According to prosecutor Leyton, a plea bargain with then-prosecutor Art Busch was rejected by the judge in the case. 

"There was a plea bargain offered by then Prosecutor Busch," Prosecutor Leyton said. "In that he can plead guilty to the drug crimes and the weapons crimes would be dismissed. that plea bargain was rejected by the judge. That forced the case to go to trial."

Thompson was found guilty and received the 60-year sentence.

"Michael is the longest-serving non-violent offender in Michigan," Corral said.

Leyton says even though it's legal today, selling that much marijuana is still a crime, but not for 60 years.
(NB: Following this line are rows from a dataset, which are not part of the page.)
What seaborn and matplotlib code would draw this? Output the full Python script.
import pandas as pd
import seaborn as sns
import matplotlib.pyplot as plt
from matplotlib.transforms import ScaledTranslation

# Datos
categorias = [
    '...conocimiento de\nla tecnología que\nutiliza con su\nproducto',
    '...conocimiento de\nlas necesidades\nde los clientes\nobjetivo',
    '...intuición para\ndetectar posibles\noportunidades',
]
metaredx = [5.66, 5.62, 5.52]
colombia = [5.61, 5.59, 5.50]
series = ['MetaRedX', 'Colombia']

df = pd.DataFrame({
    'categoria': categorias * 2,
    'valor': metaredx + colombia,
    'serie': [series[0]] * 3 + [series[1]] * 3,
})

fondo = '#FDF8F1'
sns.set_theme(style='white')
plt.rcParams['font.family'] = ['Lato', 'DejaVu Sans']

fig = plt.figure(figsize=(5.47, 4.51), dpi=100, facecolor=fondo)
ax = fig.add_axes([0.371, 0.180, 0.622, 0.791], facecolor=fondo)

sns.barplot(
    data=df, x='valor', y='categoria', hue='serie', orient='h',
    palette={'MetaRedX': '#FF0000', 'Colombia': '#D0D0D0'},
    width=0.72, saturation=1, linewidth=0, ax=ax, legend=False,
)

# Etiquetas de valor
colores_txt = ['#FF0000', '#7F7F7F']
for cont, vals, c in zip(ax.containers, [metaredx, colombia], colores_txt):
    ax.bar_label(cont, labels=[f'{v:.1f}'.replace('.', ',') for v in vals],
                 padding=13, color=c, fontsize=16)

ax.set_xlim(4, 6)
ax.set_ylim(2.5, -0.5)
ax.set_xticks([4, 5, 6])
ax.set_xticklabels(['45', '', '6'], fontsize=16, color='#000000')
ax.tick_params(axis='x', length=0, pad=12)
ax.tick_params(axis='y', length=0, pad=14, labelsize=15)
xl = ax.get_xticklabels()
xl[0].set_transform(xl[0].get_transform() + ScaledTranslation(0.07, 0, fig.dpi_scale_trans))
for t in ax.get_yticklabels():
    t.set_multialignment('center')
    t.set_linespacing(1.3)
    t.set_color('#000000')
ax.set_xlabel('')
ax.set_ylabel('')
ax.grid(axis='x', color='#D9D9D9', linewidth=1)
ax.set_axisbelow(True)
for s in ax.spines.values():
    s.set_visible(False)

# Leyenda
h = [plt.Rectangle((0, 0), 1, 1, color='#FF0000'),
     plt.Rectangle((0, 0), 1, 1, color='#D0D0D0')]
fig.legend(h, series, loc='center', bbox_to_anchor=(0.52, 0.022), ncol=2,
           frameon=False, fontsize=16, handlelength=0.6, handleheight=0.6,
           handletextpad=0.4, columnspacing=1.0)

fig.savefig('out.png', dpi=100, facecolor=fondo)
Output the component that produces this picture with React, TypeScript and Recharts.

"I suspect it would be more in the single digits," Prosecutor Leyton said. "I don't think it would even be a 10-year-felony."

With his appeals exhausted, he asked for clemency from Gov. Rick Snyder but was denied. Now he's asking Gov. Gretchen Whitmer to consider that option while the movement 'Free Michael Thompson' has gained traction. The site is dedicated to sending emails, letters, and calls to Governor Whitmer. The site says more than 21,000 actions have been taken so far.

The Associated Press contributed to this report.